EXERCISE DESCRIPTION
Give again only the lines running from the one with "Give me the" through the one with "TOP + ((tempTicks[tempTicks.length", inclusive. Omit every picture.

SUPPLIED MATERIAL

-=-=-

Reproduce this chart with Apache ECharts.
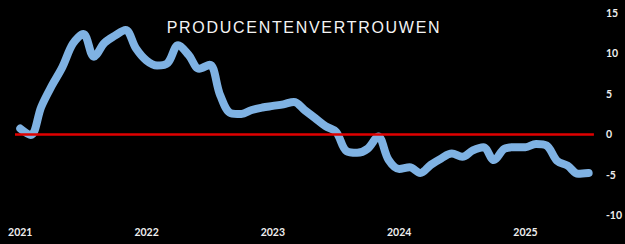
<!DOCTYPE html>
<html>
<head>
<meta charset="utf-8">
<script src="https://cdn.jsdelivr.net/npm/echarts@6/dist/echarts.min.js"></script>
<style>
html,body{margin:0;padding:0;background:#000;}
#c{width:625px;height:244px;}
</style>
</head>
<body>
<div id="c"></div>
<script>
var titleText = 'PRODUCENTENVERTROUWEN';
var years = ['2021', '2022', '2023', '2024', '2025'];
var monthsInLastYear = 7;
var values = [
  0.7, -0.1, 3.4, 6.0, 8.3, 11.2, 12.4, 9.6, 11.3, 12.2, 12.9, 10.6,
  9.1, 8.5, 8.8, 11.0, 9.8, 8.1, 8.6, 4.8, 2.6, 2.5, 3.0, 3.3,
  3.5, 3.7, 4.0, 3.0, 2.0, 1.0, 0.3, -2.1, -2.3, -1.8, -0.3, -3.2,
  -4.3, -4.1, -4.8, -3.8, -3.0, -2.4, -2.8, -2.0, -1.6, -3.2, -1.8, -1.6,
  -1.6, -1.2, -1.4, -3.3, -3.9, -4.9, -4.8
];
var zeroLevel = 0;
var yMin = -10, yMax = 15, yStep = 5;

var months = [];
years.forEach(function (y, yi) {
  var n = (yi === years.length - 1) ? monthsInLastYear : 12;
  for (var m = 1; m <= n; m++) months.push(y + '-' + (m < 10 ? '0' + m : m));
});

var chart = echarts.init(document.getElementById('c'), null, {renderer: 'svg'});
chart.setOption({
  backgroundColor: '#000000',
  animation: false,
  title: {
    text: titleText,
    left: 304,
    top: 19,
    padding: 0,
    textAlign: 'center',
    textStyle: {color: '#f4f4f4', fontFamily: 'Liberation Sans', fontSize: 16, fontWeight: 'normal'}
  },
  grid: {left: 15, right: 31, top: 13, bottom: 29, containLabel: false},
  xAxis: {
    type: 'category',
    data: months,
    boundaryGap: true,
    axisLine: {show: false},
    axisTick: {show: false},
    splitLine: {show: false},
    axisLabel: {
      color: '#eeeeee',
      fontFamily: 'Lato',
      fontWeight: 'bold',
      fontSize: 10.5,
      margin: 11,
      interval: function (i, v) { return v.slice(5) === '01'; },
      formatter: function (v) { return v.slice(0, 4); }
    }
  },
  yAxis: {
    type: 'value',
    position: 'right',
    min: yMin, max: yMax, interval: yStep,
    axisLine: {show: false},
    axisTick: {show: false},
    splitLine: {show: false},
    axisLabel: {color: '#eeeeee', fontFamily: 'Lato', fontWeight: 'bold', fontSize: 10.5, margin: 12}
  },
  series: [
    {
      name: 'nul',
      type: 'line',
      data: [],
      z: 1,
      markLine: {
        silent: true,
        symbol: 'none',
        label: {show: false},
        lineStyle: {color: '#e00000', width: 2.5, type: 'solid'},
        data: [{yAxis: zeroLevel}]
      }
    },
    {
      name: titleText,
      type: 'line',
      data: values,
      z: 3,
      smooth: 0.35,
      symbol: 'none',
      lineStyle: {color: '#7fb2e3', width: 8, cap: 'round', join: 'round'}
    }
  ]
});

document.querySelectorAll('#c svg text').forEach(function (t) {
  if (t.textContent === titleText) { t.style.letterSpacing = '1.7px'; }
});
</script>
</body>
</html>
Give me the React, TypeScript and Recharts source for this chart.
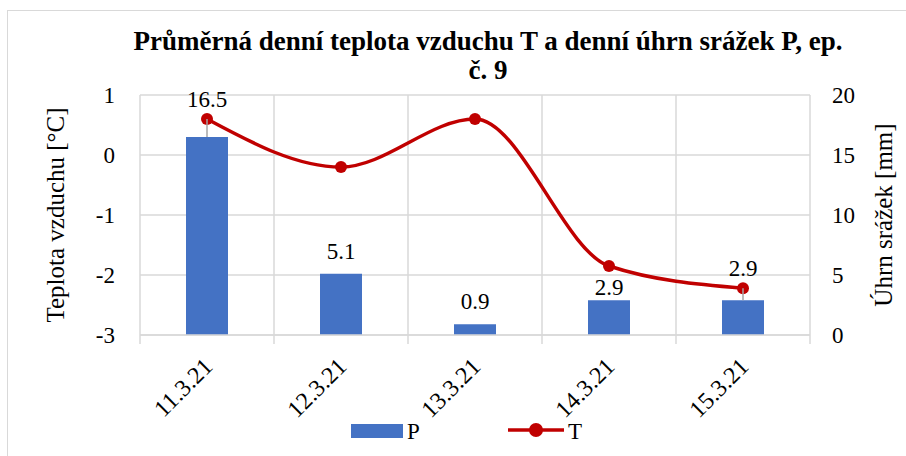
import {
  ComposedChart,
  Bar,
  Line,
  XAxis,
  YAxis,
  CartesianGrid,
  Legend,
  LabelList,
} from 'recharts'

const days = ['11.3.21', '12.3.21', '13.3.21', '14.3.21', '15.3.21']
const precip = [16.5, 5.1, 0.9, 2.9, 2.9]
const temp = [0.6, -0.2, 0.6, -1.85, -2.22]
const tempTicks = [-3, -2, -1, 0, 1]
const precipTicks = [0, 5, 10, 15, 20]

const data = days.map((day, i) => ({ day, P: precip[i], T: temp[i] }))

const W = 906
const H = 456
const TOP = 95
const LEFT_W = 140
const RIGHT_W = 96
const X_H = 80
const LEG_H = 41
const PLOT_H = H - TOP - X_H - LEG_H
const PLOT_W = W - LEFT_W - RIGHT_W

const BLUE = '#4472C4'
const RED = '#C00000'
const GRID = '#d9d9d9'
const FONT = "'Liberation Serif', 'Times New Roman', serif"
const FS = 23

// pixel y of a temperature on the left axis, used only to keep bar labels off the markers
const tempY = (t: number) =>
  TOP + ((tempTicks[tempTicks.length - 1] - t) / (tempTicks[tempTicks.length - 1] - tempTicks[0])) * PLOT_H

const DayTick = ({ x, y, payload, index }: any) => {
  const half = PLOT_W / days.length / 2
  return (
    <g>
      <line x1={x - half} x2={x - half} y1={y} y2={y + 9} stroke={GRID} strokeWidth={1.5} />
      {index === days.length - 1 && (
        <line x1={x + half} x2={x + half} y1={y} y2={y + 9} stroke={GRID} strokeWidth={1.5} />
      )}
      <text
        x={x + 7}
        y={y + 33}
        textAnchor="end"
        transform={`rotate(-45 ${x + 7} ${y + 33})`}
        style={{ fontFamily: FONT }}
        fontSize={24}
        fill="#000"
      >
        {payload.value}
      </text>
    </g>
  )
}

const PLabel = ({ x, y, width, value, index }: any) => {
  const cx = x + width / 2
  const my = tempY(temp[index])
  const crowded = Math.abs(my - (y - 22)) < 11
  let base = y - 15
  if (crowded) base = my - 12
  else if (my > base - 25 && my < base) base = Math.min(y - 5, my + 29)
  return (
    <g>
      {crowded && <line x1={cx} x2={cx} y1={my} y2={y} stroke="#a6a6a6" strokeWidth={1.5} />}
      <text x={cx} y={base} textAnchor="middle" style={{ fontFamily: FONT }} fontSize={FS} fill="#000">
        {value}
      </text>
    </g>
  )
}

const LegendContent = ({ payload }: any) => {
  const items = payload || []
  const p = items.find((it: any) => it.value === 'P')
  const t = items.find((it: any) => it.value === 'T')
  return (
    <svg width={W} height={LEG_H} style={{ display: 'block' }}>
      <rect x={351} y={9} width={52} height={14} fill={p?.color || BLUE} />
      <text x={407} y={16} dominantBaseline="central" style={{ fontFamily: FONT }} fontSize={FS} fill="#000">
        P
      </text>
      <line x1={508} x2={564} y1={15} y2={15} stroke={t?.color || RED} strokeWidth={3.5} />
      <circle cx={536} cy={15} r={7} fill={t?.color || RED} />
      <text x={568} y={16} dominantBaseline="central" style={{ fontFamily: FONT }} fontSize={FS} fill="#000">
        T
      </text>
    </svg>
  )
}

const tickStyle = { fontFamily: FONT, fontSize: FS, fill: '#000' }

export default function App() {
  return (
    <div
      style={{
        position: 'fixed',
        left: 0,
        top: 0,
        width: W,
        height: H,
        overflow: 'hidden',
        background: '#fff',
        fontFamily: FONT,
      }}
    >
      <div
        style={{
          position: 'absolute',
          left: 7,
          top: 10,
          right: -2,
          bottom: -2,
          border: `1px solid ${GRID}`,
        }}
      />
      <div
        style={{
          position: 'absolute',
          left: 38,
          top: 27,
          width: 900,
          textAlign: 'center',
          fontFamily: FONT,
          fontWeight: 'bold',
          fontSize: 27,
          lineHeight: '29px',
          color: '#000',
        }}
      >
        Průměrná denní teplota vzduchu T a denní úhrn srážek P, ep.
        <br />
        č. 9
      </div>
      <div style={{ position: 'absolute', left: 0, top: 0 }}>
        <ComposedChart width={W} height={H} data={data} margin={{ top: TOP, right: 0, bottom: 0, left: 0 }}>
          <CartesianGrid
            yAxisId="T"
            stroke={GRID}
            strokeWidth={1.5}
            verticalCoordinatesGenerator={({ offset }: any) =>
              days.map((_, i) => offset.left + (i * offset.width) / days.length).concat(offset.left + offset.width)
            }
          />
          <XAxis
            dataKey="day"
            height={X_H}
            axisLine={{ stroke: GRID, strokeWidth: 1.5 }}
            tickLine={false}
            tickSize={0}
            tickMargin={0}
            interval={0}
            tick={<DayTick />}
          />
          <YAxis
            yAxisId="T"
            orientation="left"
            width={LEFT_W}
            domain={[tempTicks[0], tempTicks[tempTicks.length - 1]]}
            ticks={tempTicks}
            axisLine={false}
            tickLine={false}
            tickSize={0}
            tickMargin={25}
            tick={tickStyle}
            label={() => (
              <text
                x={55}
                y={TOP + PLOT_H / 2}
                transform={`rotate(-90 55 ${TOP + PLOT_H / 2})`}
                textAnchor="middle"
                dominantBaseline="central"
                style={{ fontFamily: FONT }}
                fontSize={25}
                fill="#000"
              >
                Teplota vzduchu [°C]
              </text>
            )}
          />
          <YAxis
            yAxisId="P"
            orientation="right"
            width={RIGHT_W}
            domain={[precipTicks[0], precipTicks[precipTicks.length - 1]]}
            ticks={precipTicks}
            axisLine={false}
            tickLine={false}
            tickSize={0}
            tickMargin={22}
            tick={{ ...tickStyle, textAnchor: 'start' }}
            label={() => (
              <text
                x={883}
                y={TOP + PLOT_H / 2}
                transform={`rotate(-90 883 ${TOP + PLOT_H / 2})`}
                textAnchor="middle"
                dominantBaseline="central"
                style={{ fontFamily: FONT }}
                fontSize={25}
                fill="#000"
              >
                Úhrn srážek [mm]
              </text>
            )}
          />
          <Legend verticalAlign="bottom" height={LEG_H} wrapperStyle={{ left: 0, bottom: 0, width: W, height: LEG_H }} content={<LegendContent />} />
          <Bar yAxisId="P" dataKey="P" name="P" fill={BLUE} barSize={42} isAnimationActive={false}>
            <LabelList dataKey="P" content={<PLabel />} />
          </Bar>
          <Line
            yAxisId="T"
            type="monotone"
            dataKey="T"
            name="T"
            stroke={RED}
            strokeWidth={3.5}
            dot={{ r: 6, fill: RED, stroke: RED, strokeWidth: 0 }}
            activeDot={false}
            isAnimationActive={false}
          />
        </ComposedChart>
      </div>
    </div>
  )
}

-=-=-

ANSWER TO THE TASK
Give me the React, TypeScript and Recharts source for this chart.
import {
  ComposedChart,
  Bar,
  Line,
  XAxis,
  YAxis,
  CartesianGrid,
  Legend,
  LabelList,
} from 'recharts'

const days = ['11.3.21', '12.3.21', '13.3.21', '14.3.21', '15.3.21']
const precip = [16.5, 5.1, 0.9, 2.9, 2.9]
const temp = [0.6, -0.2, 0.6, -1.85, -2.22]
const tempTicks = [-3, -2, -1, 0, 1]
const precipTicks = [0, 5, 10, 15, 20]

const data = days.map((day, i) => ({ day, P: precip[i], T: temp[i] }))

const W = 906
const H = 456
const TOP = 95
const LEFT_W = 140
const RIGHT_W = 96
const X_H = 80
const LEG_H = 41
const PLOT_H = H - TOP - X_H - LEG_H
const PLOT_W = W - LEFT_W - RIGHT_W

const BLUE = '#4472C4'
const RED = '#C00000'
const GRID = '#d9d9d9'
const FONT = "'Liberation Serif', 'Times New Roman', serif"
const FS = 23

// pixel y of a temperature on the left axis, used only to keep bar labels off the markers
const tempY = (t: number) =>
  TOP + ((tempTicks[tempTicks.length - 1] - t) / (tempTicks[tempTicks.length - 1] - tempTicks[0])) * PLOT_H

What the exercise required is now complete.